During September I did the ‘Live Below the Line’ challenge which meant that for one week, from Monday to Friday, I lived on $2.25 worth of food each day. I ate pretty plain meals; lots of pasta, barley, and vegetables with no meat or treats, or drinks other than water. ‘Live Below the Line’ is an international campaign and participants can choose a charity to donate their sponsorship money to and I chose the Tony McClean Nepal Trust, started in memory of the teacher who died in the Elim Christian School drowning 5 years ago. Tony had spent some time in Nepal and the trust has been set up in his memory to establish schools and clean water facilities for villages.
I explain this because I was also writing a sermon that week with slightly lower energy than usual. I don’t say this for pity. I found it an interesting experience to write a sermon during this week; to try and think creatively, biblically, and practically, with a rumbling stomach. I wondered how pastors and preachers/teachers all over the world prepared their messages with not enough sustenance to keep them going. I guess it would be a standard way of life for many, and perhaps they don’t know any different.
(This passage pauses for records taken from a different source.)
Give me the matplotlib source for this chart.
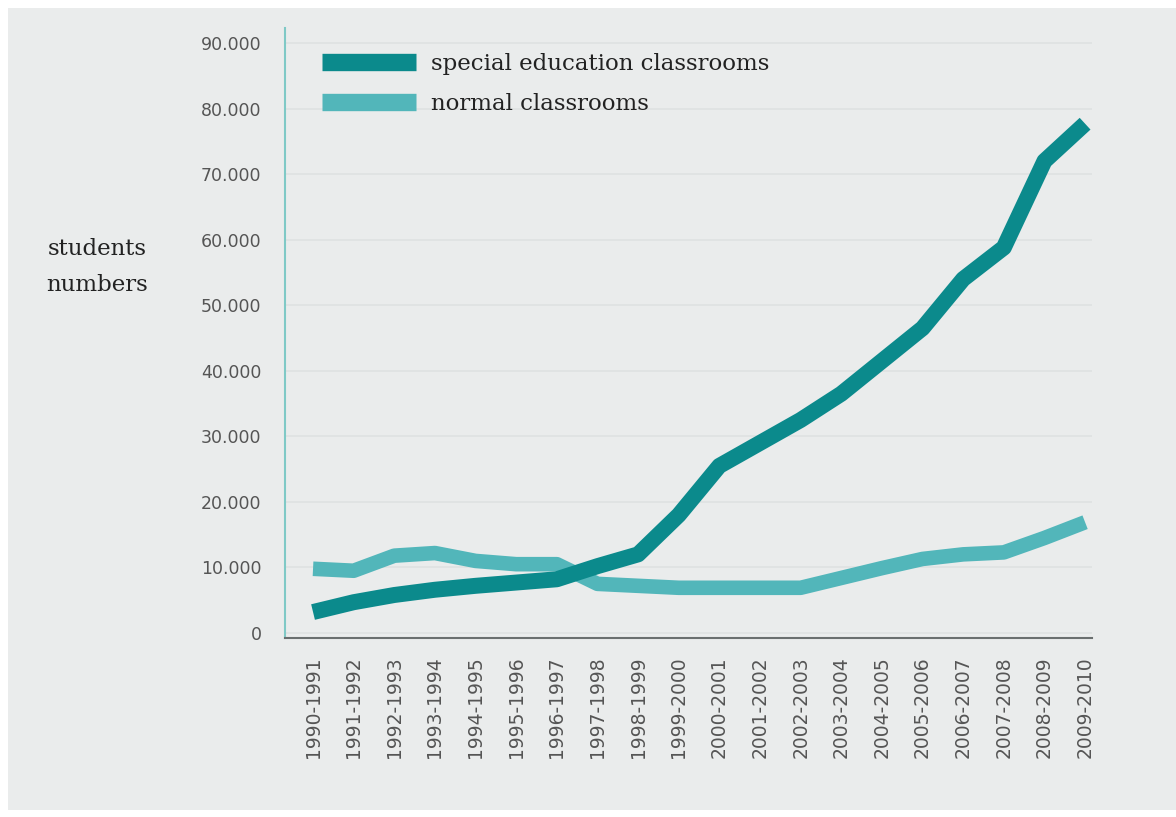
import matplotlib
matplotlib.use("Agg")
import matplotlib.pyplot as plt
from matplotlib.patches import Rectangle
from matplotlib.ticker import FuncFormatter, MultipleLocator

years = ["1990-1991", "1991-1992", "1992-1993", "1993-1994", "1994-1995",
         "1995-1996", "1996-1997", "1997-1998", "1998-1999", "1999-2000",
         "2000-2001", "2001-2002", "2002-2003", "2003-2004", "2004-2005",
         "2005-2006", "2006-2007", "2007-2008", "2008-2009", "2009-2010"]
special = [3200, 4700, 5800, 6600, 7200, 7700, 8200, 10200, 12000, 18000,
           25500, 29000, 32500, 36500, 41500, 46500, 54000, 58800, 72000, 77700]
normal = [9800, 9500, 11800, 12200, 11000, 10500, 10500, 7500, 7200, 6900,
          6900, 6900, 6900, 8400, 9900, 11300, 12000, 12300, 14500, 16900]
series_names = ["special education classrooms", "normal classrooms"]

dark = "#0b8a8c"
light = "#52b6ba"
bg = "#eaecec"

fig = plt.figure(figsize=(11.76, 8.17), dpi=100, facecolor="white")
fig.patches.append(Rectangle((8 / 1176, 7 / 817), 1 - 8 / 1176, 1 - 15 / 817,
                             transform=fig.transFigure, facecolor=bg,
                             edgecolor="none", zorder=-10))

ax = fig.add_axes([285 / 1176, 1 - 638 / 817, (1092 - 285) / 1176, (638 - 28) / 817])
ax.set_facecolor("none")

x = list(range(len(years)))
ax.plot(x, normal, color=light, lw=10.5, solid_capstyle="butt",
        solid_joinstyle="round", label=series_names[1], zorder=3)
ax.plot(x, special, color=dark, lw=11.5, solid_capstyle="butt",
        solid_joinstyle="round", label=series_names[0], zorder=4)

ax.set_xlim(-0.69, 19.17)
ax.set_ylim(-760, 92300)
ax.yaxis.set_major_locator(MultipleLocator(10000))
ax.yaxis.set_major_formatter(FuncFormatter(
    lambda v, p: "0" if v == 0 else f"{int(v):,}".replace(",", ".")))
ax.set_xticks(x)
ax.set_xticklabels(years, rotation=90)
ax.tick_params(axis="both", length=0, labelcolor="#555555")
ax.tick_params(axis="y", pad=17, labelsize=12.5)
ax.tick_params(axis="x", pad=13, labelsize=13.5)
for lab in ax.get_xticklabels() + ax.get_yticklabels():
    lab.set_family("DejaVu Sans")

ax.grid(axis="y", color="#dfe2e2", lw=1.2)
ax.grid(axis="x", visible=False)
ax.set_axisbelow(True)

for s in ["top", "right"]:
    ax.spines[s].set_visible(False)
ax.spines["left"].set_color("#7fc9c6")
ax.spines["left"].set_linewidth(1.5)
ax.spines["bottom"].set_color("#6a6f6f")
ax.spines["bottom"].set_linewidth(1.5)

handles, labels = ax.get_legend_handles_labels()
leg = ax.legend(handles[::-1], labels[::-1], loc="upper left",
                bbox_to_anchor=(37 / 807, 1 - 25 / 610), frameon=False,
                borderaxespad=0, borderpad=0, handlelength=4.1,
                handletextpad=0.65, labelspacing=0.8,
                prop={"family": "DejaVu Serif", "size": 16.5})
for line in leg.get_lines():
    line.set_linewidth(12.5)
for t in leg.get_texts():
    t.set_color("#222222")

fig.text(97 / 1176, 1 - 249 / 817, "students", ha="center", va="center",
         family="DejaVu Serif", size=16.5, color="#222222")
fig.text(97 / 1176, 1 - 285 / 817, "numbers", ha="center", va="center",
         family="DejaVu Serif", size=16.5, color="#222222")

fig.savefig("out.png", dpi=100, facecolor="white")
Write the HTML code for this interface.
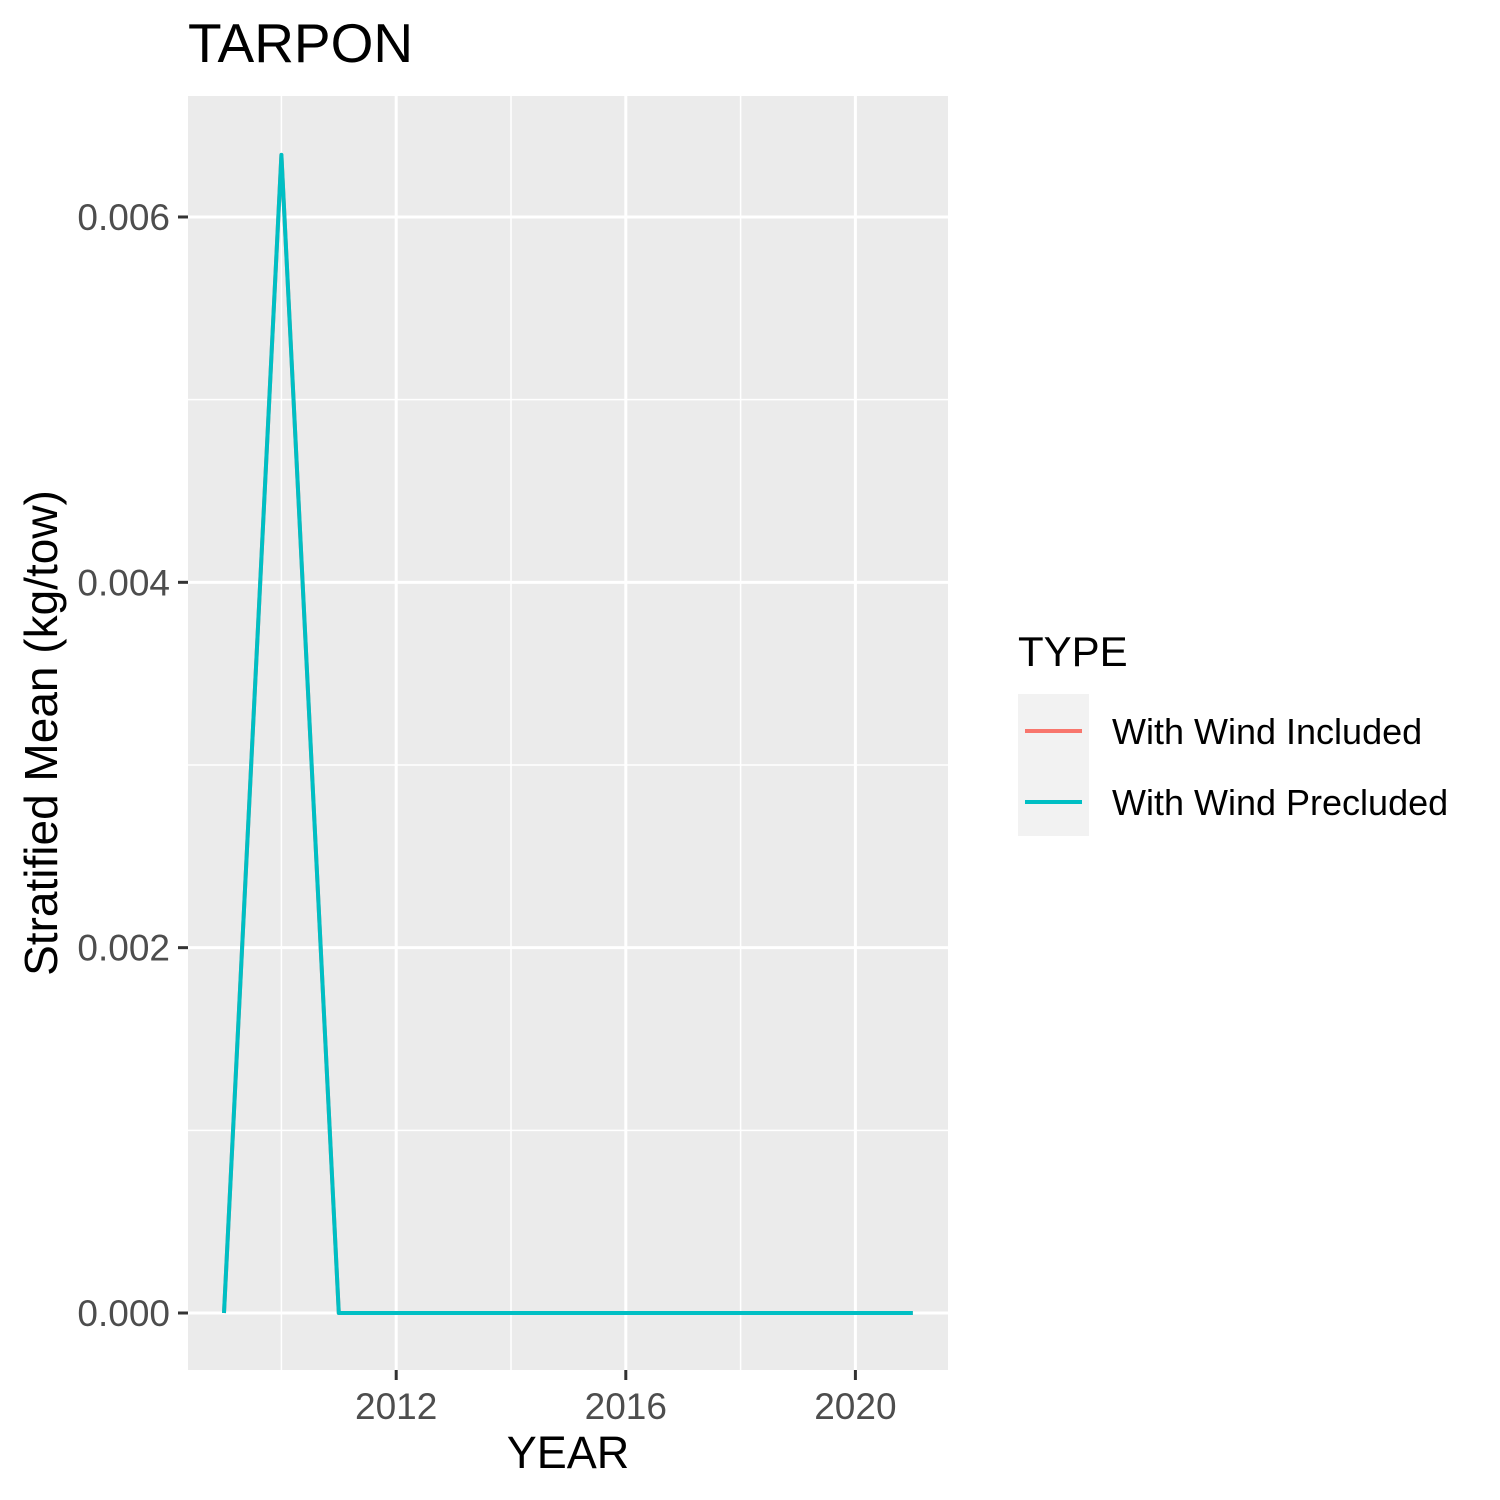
<!DOCTYPE html>
<html><head><meta charset="utf-8"><style>
html,body{margin:0;padding:0;background:#fff;}
svg{display:block;font-family:"Liberation Sans",Arial,sans-serif;}
</style></head><body>
<svg id="chart" width="1500" height="1500" viewBox="0 0 1500 1500">
<rect x="0" y="0" width="1500" height="1500" fill="#fff"/>
<text x="188" y="62" font-size="55" fill="#000">TARPON</text>
<rect x="188" y="96" width="760" height="1274" fill="#ebebeb"/>
<g id="grid"></g>
<g id="series"></g>
<g id="axes"></g>
<text x="568" y="1468" font-size="45" text-anchor="middle" fill="#000">YEAR</text>
<text transform="translate(57,733) rotate(-90)" font-size="46" text-anchor="middle" fill="#000">Stratified Mean (kg/tow)</text>
<g>
<text x="1018" y="666" font-size="42" fill="#000">TYPE</text>
<rect x="1018" y="694" width="71" height="142" fill="#f2f2f2"/>
<line x1="1025" y1="731" x2="1082" y2="731" stroke="#F8766D" stroke-width="4"/>
<text x="1112" y="744" font-size="36" fill="#000">With Wind Included</text>
<line x1="1025" y1="802" x2="1082" y2="802" stroke="#00BFC4" stroke-width="4"/>
<text x="1112" y="815" font-size="36" fill="#000">With Wind Precluded</text>
</g>
</svg>
<script>
const years=[2009,2010,2011,2012,2013,2014,2015,2016,2017,2018,2019,2020,2021];
const included=[0,0.00634,0,0,0,0,0,0,0,0,0,0,0];
const precluded=[0,0.00634,0,0,0,0,0,0,0,0,0,0,0];
const xTicks=[2012,2016,2020];
const xMinor=[2010,2014,2018];
const yTicks=[0,0.002,0.004,0.006];
const yTickLabels=["0.000","0.002","0.004","0.006"];
const yMinor=[0.001,0.003,0.005];
const NS="http://www.w3.org/2000/svg";
const X=v=>224+(v-2009)*57.4;
const Y=v=>1313-v*182670;
function mk(t,a,p){const e=document.createElementNS(NS,t);for(const k in a)e.setAttribute(k,a[k]);p.appendChild(e);return e;}
const grid=document.getElementById('grid'),axes=document.getElementById('axes'),ser=document.getElementById('series');
yMinor.forEach(v=>{const l=mk('line',{x1:188,x2:948,y1:Y(v),y2:Y(v),stroke:'#fff','stroke-width':1.5},grid);

});
xMinor.forEach(v=>{const l=mk('line',{x1:X(v),x2:X(v),y1:96,y2:1370,stroke:'#fff','stroke-width':1.5},grid);

});
yTicks.forEach((v,i)=>{const l=mk('line',{x1:188,x2:948,y1:Y(v),y2:Y(v),stroke:'#fff','stroke-width':3},grid);


const t=mk('line',{x1:178,x2:188,y1:Y(v),y2:Y(v),stroke:'#333','stroke-width':3},axes);


const tx=mk('text',{x:170,y:Y(v)+13,'font-size':37,'text-anchor':'end',fill:'#4d4d4d'},axes);tx.textContent=yTickLabels[i];

});
xTicks.forEach(v=>{const l=mk('line',{x1:X(v),x2:X(v),y1:96,y2:1370,stroke:'#fff','stroke-width':3},grid);


const t=mk('line',{x1:X(v),x2:X(v),y1:1370,y2:1380,stroke:'#333','stroke-width':3},axes);


const tx=mk('text',{x:X(v),y:1419,'font-size':37,'text-anchor':'middle',fill:'#4d4d4d'},axes);tx.textContent=v;

});
function line(vals,col,name){const p=mk('polyline',{points:years.map((y,i)=>X(y)+','+Y(vals[i])).join(' '),fill:'none',stroke:col,'stroke-width':4,'stroke-linejoin':'round'},ser);

}
line(included,'#F8766D','series-with-wind-included');
line(precluded,'#00BFC4','series-with-wind-precluded');
</script>
</body></html>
Imagine if that level of energy, what you can get from $2.25 a day, is all you had to go on, and you had to look after your family, you had to find food and water, you had to survive in tin sheds, you had elderly family or young kids living with you etc. It would be near impossible to summon the energy to better your situation, to try and find work, to lift yourself up and out of poverty. And that’s not even beginning to look at having the creative energy to start a business, to write a song or a book or a poem or a sermon, or to do something different in your community. How heartbreaking! Imagine what our world is missing out on because people do not have adequate care? Yet that’s the reality for millions of people around the world.
I feel profoundly grateful, in lots of ways, since doing ‘Live Below the Line’. One surprising realisation was how lucky I am to be teaching from a place of physical strength and nourishment. I feel encouraged by the work of Langham Preaching and other groups that support and equip pastors in third world countries. But I’m also challenged in my own response to the needs of people who live on $2.25 a day, every day.